◆ Given request: Below are the records. Count the lines containing the string "this", and reply with the number alone.

◆ Exercise input:
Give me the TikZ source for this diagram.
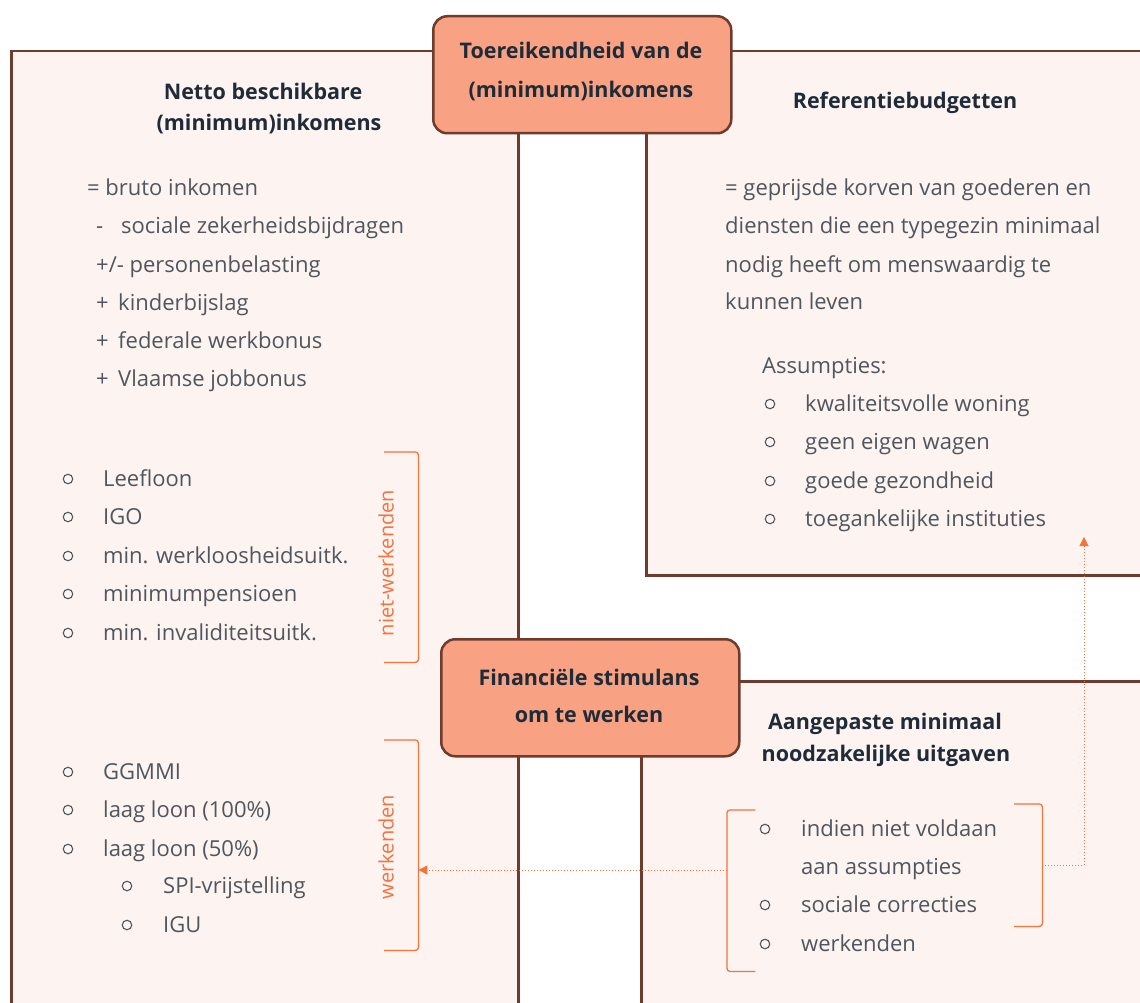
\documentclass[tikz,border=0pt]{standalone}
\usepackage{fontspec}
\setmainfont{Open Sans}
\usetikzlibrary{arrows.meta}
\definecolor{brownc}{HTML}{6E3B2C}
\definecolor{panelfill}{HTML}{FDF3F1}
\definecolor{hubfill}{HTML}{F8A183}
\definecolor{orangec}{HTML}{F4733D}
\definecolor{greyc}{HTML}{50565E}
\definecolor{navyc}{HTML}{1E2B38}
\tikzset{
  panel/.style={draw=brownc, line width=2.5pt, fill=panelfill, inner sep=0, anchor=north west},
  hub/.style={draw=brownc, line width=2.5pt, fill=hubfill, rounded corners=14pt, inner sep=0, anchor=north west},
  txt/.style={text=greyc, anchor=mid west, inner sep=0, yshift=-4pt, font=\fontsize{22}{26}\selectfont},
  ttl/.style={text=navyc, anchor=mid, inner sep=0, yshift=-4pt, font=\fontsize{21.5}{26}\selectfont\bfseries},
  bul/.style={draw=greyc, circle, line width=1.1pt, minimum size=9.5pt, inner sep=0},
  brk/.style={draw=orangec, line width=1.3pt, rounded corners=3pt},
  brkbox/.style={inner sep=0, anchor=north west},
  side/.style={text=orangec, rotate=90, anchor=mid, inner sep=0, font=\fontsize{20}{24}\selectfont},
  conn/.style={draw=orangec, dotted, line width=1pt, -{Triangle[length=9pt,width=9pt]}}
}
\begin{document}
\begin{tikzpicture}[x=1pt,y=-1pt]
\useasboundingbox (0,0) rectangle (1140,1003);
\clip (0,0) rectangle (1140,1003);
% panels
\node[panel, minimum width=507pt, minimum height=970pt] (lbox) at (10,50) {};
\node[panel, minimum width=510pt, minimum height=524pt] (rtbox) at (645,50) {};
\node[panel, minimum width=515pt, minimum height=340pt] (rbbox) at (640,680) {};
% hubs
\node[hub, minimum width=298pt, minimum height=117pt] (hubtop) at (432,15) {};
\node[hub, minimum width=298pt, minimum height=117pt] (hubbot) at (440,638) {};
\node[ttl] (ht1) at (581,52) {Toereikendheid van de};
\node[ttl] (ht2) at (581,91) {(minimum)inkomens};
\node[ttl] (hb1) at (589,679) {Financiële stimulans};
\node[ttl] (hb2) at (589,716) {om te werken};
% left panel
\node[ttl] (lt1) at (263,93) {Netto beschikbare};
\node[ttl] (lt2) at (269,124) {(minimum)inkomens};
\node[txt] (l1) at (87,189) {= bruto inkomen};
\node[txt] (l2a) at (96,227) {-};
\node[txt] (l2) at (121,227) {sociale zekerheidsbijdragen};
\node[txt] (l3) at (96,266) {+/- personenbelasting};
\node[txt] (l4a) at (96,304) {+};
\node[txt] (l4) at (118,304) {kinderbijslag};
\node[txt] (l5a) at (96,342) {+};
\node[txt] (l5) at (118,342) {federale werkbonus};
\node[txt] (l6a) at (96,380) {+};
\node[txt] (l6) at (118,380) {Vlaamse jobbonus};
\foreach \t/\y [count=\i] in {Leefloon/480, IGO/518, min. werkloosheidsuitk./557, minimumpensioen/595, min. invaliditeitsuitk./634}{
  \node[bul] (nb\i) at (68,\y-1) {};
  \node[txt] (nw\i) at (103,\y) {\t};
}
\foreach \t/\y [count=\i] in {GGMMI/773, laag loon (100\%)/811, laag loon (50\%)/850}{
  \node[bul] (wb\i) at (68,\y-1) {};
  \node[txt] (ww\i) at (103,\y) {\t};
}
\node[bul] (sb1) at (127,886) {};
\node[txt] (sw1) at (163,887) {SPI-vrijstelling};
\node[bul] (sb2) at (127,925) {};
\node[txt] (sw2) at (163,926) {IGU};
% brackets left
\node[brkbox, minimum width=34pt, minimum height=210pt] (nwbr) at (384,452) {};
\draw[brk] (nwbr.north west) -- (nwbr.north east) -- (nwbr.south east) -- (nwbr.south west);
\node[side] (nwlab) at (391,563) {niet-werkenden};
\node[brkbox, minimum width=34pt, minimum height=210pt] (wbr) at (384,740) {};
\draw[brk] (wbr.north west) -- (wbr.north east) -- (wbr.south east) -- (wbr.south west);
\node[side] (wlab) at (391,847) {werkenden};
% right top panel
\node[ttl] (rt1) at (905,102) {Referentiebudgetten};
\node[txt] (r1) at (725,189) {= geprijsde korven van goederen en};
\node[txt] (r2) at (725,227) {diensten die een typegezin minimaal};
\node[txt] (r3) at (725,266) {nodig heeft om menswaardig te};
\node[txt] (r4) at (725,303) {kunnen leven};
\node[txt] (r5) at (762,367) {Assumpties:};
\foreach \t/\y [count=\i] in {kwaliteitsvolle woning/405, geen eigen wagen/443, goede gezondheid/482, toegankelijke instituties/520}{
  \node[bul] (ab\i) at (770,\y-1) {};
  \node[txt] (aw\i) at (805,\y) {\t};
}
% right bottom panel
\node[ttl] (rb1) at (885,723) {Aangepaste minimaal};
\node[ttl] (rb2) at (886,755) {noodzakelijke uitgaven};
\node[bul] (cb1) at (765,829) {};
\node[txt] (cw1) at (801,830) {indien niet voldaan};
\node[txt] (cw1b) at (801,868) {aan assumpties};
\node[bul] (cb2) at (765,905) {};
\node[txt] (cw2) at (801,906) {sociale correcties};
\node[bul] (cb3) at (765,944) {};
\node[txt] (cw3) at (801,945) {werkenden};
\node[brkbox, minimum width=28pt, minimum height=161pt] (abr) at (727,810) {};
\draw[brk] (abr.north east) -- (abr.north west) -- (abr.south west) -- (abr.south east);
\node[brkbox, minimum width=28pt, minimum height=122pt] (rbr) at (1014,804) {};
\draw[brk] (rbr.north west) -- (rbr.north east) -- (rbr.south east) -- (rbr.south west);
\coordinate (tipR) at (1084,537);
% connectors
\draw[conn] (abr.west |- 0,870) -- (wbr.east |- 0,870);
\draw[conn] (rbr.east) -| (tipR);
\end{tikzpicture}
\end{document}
* * *
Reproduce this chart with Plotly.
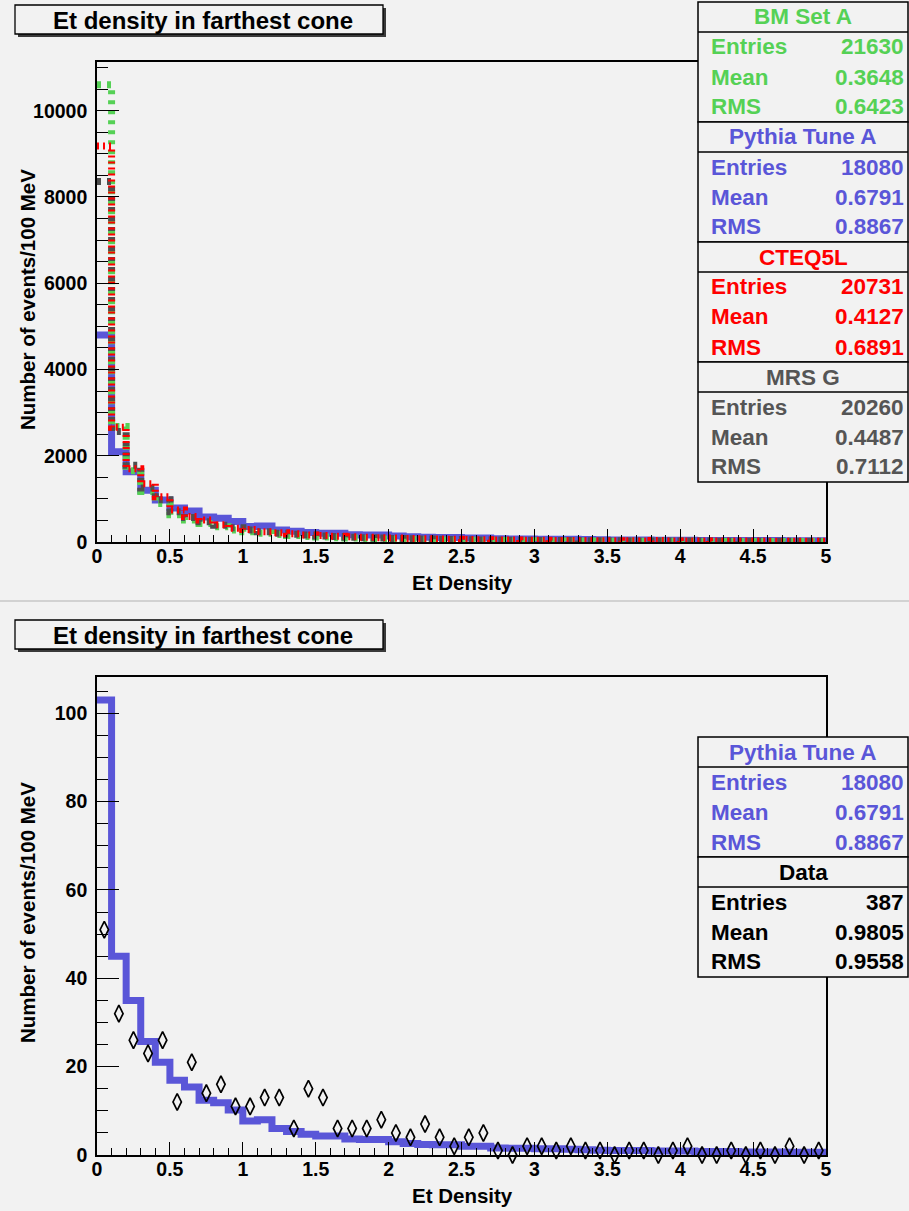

◆ Expected output: 2